TASK TO COMPLETE. In the material below, please retype the lines from the very first through the one with "t.set_fontweight('bold')", exactly and without pictures.

DATA PROVIDED.

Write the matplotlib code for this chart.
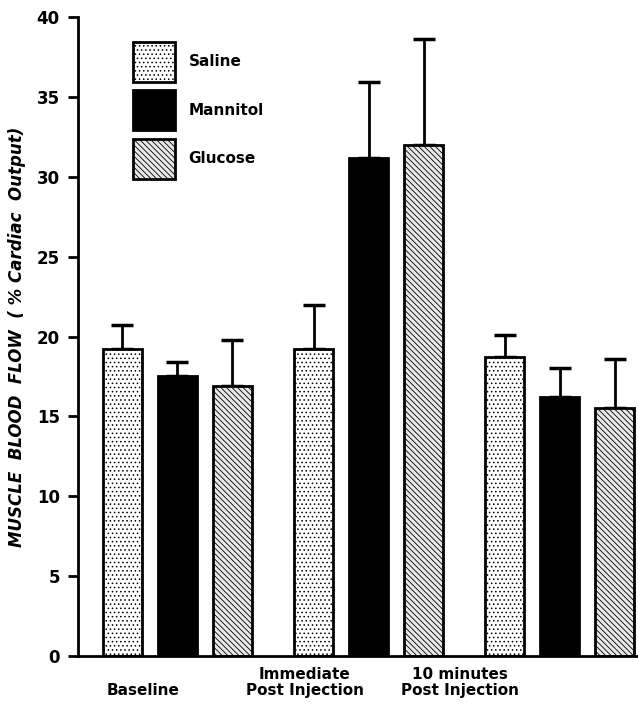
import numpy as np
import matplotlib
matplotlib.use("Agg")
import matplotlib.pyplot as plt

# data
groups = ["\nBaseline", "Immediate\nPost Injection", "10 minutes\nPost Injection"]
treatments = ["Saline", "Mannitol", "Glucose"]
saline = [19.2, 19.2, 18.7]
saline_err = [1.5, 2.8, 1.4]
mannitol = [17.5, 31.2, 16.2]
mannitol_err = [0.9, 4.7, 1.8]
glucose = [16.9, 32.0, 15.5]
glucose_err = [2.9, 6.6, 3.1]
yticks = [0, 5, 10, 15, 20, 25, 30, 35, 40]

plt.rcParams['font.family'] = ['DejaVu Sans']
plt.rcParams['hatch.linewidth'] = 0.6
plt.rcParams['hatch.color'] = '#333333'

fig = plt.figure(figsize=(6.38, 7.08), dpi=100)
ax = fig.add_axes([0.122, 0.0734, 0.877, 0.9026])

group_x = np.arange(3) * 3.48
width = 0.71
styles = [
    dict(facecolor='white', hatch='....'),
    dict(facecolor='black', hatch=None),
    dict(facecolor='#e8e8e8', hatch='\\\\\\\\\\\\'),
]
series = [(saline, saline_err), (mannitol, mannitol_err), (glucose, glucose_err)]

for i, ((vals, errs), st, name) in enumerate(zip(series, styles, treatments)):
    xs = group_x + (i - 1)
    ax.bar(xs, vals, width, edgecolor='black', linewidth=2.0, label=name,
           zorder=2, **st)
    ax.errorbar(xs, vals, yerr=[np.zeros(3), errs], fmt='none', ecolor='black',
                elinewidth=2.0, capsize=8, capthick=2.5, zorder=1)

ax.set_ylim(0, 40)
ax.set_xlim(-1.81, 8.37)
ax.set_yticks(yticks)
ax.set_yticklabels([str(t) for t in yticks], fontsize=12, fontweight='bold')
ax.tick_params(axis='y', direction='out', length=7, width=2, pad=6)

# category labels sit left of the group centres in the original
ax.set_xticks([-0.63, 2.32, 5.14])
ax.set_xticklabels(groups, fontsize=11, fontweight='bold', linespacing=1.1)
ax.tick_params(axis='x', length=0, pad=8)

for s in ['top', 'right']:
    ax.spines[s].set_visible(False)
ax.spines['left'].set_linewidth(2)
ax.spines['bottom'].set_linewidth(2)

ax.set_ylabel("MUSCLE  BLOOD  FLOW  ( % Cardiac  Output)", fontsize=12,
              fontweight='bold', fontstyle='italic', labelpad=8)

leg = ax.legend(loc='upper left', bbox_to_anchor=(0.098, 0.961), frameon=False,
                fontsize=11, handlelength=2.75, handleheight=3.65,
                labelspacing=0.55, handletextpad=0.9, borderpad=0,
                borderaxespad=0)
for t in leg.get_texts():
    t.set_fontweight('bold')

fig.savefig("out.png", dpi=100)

OUTPUT FOR THIS TASK.
Write the matplotlib code for this chart.
import numpy as np
import matplotlib
matplotlib.use("Agg")
import matplotlib.pyplot as plt

# data
groups = ["\nBaseline", "Immediate\nPost Injection", "10 minutes\nPost Injection"]
treatments = ["Saline", "Mannitol", "Glucose"]
saline = [19.2, 19.2, 18.7]
saline_err = [1.5, 2.8, 1.4]
mannitol = [17.5, 31.2, 16.2]
mannitol_err = [0.9, 4.7, 1.8]
glucose = [16.9, 32.0, 15.5]
glucose_err = [2.9, 6.6, 3.1]
yticks = [0, 5, 10, 15, 20, 25, 30, 35, 40]

plt.rcParams['font.family'] = ['DejaVu Sans']
plt.rcParams['hatch.linewidth'] = 0.6
plt.rcParams['hatch.color'] = '#333333'

fig = plt.figure(figsize=(6.38, 7.08), dpi=100)
ax = fig.add_axes([0.122, 0.0734, 0.877, 0.9026])

group_x = np.arange(3) * 3.48
width = 0.71
styles = [
    dict(facecolor='white', hatch='....'),
    dict(facecolor='black', hatch=None),
    dict(facecolor='#e8e8e8', hatch='\\\\\\\\\\\\'),
]
series = [(saline, saline_err), (mannitol, mannitol_err), (glucose, glucose_err)]

for i, ((vals, errs), st, name) in enumerate(zip(series, styles, treatments)):
    xs = group_x + (i - 1)
    ax.bar(xs, vals, width, edgecolor='black', linewidth=2.0, label=name,
           zorder=2, **st)
    ax.errorbar(xs, vals, yerr=[np.zeros(3), errs], fmt='none', ecolor='black',
                elinewidth=2.0, capsize=8, capthick=2.5, zorder=1)

ax.set_ylim(0, 40)
ax.set_xlim(-1.81, 8.37)
ax.set_yticks(yticks)
ax.set_yticklabels([str(t) for t in yticks], fontsize=12, fontweight='bold')
ax.tick_params(axis='y', direction='out', length=7, width=2, pad=6)

# category labels sit left of the group centres in the original
ax.set_xticks([-0.63, 2.32, 5.14])
ax.set_xticklabels(groups, fontsize=11, fontweight='bold', linespacing=1.1)
ax.tick_params(axis='x', length=0, pad=8)

for s in ['top', 'right']:
    ax.spines[s].set_visible(False)
ax.spines['left'].set_linewidth(2)
ax.spines['bottom'].set_linewidth(2)

ax.set_ylabel("MUSCLE  BLOOD  FLOW  ( % Cardiac  Output)", fontsize=12,
              fontweight='bold', fontstyle='italic', labelpad=8)

leg = ax.legend(loc='upper left', bbox_to_anchor=(0.098, 0.961), frameon=False,
                fontsize=11, handlelength=2.75, handleheight=3.65,
                labelspacing=0.55, handletextpad=0.9, borderpad=0,
                borderaxespad=0)
for t in leg.get_texts():
    t.set_fontweight('bold')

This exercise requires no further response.